(Entries with chart source code)
####################

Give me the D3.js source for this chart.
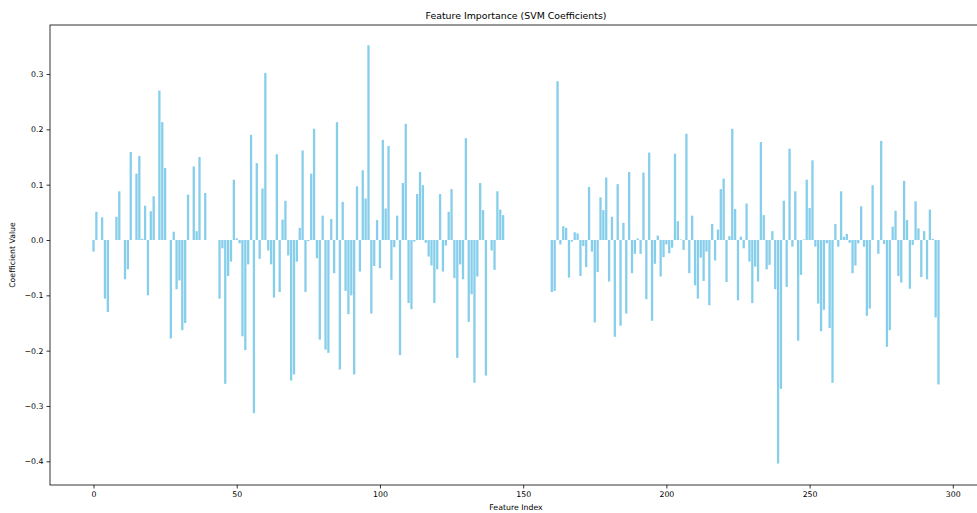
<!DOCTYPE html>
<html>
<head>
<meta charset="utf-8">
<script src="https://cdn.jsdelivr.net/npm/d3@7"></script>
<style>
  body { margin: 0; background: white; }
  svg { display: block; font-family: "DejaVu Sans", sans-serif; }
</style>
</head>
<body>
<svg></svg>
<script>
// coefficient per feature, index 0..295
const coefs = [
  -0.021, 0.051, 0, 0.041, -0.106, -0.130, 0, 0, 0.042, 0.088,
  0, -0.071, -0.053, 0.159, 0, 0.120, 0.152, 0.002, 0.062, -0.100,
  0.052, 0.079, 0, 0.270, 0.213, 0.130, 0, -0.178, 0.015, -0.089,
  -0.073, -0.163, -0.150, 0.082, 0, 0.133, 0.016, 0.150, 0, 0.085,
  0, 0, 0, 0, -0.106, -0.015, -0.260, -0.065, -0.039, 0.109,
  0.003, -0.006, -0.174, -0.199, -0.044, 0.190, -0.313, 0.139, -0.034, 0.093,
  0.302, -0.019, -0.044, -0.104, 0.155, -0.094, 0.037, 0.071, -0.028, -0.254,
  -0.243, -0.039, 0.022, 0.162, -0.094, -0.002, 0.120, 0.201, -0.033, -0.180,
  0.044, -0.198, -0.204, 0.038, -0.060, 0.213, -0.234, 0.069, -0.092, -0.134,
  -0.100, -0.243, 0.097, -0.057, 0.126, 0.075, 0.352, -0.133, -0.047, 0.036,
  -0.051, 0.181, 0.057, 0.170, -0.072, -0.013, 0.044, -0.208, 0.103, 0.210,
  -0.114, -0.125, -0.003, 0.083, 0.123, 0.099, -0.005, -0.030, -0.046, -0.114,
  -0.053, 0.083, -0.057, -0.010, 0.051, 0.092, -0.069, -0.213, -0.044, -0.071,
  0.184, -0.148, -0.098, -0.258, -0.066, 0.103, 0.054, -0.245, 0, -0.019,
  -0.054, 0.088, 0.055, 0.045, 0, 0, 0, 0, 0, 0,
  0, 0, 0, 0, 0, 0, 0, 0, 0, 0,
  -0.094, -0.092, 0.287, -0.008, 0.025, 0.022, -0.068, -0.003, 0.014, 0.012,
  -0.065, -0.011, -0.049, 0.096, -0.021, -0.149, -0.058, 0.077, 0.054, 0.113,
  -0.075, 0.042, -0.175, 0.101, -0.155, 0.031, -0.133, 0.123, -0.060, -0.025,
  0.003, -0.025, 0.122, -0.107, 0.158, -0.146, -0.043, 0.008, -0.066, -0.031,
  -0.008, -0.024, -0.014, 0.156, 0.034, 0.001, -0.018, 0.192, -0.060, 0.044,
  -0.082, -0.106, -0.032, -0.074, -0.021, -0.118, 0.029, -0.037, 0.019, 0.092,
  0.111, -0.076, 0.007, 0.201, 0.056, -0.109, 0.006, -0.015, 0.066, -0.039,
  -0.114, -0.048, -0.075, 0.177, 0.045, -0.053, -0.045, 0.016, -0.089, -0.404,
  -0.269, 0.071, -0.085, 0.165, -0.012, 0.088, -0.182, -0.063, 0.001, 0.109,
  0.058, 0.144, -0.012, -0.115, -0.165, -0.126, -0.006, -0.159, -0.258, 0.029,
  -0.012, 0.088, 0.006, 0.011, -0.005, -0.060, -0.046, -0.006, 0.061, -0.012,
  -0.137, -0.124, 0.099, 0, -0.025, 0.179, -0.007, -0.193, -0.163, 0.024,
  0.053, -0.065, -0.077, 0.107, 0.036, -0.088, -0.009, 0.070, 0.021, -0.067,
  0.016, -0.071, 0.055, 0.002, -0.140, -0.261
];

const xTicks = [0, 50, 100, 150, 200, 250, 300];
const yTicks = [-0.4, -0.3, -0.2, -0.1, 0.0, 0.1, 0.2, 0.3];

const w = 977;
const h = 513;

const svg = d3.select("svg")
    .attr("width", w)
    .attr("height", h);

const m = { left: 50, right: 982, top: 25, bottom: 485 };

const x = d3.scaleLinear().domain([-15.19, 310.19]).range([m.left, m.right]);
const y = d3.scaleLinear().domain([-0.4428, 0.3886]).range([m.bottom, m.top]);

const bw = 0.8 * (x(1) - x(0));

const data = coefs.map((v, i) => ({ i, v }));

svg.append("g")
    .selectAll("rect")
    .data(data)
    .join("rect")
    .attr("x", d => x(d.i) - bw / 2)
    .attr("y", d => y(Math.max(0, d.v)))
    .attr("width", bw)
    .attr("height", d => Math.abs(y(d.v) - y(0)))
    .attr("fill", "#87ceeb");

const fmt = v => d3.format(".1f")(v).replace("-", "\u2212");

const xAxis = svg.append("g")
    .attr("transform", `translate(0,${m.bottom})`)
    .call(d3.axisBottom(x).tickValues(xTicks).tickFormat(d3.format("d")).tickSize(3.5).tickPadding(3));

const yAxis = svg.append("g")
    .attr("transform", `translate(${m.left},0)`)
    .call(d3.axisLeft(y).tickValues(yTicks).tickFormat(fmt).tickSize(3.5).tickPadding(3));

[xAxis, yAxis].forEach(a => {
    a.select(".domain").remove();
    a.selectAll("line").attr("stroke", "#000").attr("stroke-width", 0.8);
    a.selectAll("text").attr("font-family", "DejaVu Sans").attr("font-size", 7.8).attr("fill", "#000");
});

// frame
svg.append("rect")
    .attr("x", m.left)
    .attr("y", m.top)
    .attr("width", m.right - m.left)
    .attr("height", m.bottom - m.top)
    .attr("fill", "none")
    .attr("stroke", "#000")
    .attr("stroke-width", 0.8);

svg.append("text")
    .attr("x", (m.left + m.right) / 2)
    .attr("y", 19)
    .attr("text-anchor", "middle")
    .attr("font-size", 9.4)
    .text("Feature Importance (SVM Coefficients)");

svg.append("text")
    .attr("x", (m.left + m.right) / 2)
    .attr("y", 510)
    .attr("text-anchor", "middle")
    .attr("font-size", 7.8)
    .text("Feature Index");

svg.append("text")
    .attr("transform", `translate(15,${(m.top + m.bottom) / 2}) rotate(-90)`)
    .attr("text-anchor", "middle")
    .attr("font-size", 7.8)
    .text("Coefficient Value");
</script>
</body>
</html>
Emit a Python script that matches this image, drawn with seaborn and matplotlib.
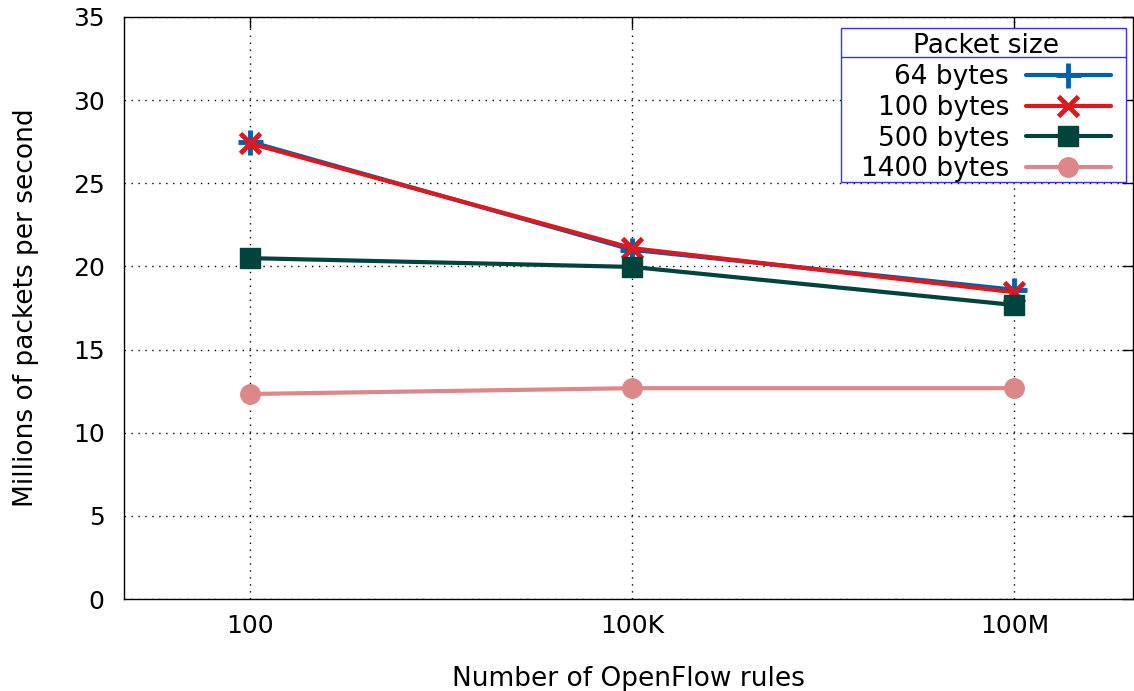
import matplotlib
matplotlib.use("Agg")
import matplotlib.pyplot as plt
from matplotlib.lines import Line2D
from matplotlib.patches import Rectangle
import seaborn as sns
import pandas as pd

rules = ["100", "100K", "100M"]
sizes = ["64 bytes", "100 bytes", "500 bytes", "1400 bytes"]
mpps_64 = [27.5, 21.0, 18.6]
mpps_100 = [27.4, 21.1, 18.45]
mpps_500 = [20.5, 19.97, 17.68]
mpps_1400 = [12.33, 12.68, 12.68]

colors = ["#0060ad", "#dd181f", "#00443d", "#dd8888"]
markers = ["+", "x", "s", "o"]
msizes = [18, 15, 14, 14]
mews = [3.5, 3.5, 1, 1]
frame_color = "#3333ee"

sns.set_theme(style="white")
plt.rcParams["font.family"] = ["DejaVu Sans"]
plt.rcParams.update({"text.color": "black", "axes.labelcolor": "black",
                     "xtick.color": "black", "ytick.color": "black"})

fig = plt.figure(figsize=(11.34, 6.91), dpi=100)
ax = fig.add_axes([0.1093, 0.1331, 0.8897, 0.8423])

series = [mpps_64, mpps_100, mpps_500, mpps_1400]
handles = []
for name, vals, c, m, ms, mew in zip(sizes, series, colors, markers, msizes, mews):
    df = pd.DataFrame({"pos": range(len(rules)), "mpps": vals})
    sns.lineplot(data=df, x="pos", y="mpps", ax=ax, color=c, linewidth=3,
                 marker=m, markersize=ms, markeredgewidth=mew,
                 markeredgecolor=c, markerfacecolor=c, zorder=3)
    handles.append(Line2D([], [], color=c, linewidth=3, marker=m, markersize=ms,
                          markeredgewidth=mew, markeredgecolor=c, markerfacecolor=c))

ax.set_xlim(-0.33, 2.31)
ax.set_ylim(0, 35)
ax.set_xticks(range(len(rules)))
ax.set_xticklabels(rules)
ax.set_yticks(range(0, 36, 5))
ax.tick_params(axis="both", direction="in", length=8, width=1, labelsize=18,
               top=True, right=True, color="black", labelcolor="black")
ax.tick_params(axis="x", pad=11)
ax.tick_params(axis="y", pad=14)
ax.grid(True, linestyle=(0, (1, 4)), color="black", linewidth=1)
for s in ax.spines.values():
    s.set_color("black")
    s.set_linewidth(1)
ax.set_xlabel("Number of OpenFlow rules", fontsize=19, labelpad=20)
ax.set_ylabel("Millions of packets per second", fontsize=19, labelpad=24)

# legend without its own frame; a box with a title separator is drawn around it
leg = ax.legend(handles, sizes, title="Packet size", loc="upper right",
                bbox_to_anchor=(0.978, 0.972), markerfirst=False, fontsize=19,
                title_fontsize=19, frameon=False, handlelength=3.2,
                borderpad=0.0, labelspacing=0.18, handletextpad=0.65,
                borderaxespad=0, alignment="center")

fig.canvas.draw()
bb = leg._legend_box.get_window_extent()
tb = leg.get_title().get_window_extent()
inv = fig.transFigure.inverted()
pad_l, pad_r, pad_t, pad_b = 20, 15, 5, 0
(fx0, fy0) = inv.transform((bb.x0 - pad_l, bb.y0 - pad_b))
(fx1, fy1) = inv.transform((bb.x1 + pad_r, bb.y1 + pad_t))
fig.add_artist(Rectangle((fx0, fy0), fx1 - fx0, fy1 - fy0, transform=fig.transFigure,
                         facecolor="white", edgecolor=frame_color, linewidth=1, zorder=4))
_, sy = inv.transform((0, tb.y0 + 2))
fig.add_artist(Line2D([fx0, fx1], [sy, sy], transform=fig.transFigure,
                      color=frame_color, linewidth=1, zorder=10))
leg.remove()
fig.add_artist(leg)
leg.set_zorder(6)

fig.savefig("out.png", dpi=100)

####################

Short task:
Both the line with "Emit a Python" and the line with "ax = fig.add_axes([0.1093, 0.1331, 0.8897, 0.8423])" belong in the copy, along with every line between them; set them down exactly and skip the pictures.

Finished answer:
Emit a Python script that matches this image, drawn with seaborn and matplotlib.
import matplotlib
matplotlib.use("Agg")
import matplotlib.pyplot as plt
from matplotlib.lines import Line2D
from matplotlib.patches import Rectangle
import seaborn as sns
import pandas as pd

rules = ["100", "100K", "100M"]
sizes = ["64 bytes", "100 bytes", "500 bytes", "1400 bytes"]
mpps_64 = [27.5, 21.0, 18.6]
mpps_100 = [27.4, 21.1, 18.45]
mpps_500 = [20.5, 19.97, 17.68]
mpps_1400 = [12.33, 12.68, 12.68]

colors = ["#0060ad", "#dd181f", "#00443d", "#dd8888"]
markers = ["+", "x", "s", "o"]
msizes = [18, 15, 14, 14]
mews = [3.5, 3.5, 1, 1]
frame_color = "#3333ee"

sns.set_theme(style="white")
plt.rcParams["font.family"] = ["DejaVu Sans"]
plt.rcParams.update({"text.color": "black", "axes.labelcolor": "black",
                     "xtick.color": "black", "ytick.color": "black"})

fig = plt.figure(figsize=(11.34, 6.91), dpi=100)
ax = fig.add_axes([0.1093, 0.1331, 0.8897, 0.8423])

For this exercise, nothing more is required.